Andy Kerbrat (LFI, Loire-Atlantique), 31 ans, téléconseiller sur une plateforme d’assistance automobile et militant LGBT. Il a été délégué syndical CGT pendant quatre ans, avant de s’investir en politique lors des municipales de 2020 à Nantes.
Christine Loir (RN, Eure), 45 ans, auxiliaire de vie. Fille d’un charcutier et d’une mère au foyer, mère de trois enfants, elle est adhérente au RN depuis deux ans. Elle vit à Verneuil-sur-Avre, à 40 km au sud d’Evreux.

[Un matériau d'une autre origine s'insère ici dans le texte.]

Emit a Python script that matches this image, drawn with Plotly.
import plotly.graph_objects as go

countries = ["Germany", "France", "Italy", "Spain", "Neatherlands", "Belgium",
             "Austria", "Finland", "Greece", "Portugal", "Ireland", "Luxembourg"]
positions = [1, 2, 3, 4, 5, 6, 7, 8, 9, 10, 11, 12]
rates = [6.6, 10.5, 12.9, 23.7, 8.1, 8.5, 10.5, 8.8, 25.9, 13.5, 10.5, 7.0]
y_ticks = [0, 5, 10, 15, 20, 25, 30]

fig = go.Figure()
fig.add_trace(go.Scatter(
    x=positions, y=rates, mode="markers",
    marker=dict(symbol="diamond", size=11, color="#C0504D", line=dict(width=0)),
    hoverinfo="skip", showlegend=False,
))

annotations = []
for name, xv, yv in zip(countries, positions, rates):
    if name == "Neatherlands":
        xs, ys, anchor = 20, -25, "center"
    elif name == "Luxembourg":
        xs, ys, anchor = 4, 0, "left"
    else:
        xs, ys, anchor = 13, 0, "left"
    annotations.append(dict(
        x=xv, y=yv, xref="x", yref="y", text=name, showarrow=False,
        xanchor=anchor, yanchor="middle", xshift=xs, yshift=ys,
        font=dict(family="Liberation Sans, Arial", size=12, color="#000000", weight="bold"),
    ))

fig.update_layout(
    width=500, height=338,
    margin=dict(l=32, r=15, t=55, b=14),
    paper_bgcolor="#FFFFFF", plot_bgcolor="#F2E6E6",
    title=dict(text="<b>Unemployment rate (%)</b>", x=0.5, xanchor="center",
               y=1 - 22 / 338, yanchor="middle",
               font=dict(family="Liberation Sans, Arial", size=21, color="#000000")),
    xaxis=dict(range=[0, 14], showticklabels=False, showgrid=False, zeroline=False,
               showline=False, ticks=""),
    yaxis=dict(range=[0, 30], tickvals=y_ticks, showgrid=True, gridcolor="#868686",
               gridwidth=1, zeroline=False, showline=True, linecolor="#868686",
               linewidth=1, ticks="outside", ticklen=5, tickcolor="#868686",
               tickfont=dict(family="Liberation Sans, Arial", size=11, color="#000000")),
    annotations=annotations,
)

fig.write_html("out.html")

Antoine Villedieu (RN, Haute-Saône), 33 ans, policier. Ancien boxeur professionnel, il est porte-parole de la FPIP, un syndicat de police proche de l’extrême droite. Il avait été élu conseiller municipal à Vesoul en 2020 sur une liste de droite avant de démissionner un mois et demi après en raison de ses sympathies envers le RN.
Stéphanie Galzy (RN, Hérault), 40 ans, intérimaire à la Poste de Béziers. Mère célibataire, fille d’un éboueur et d’une femme de ménage, elle se définit comme une "Française du peuple", payant plus de 300 euros de gazole par mois.
Serge Muller (RN, Dordogne), 46 ans, aide-soignant. Entré en politique presque par hasard, son père était grutier-docker à Toulon et sa mère vendeuse puis mère au foyer. Il est élu à Bergerac.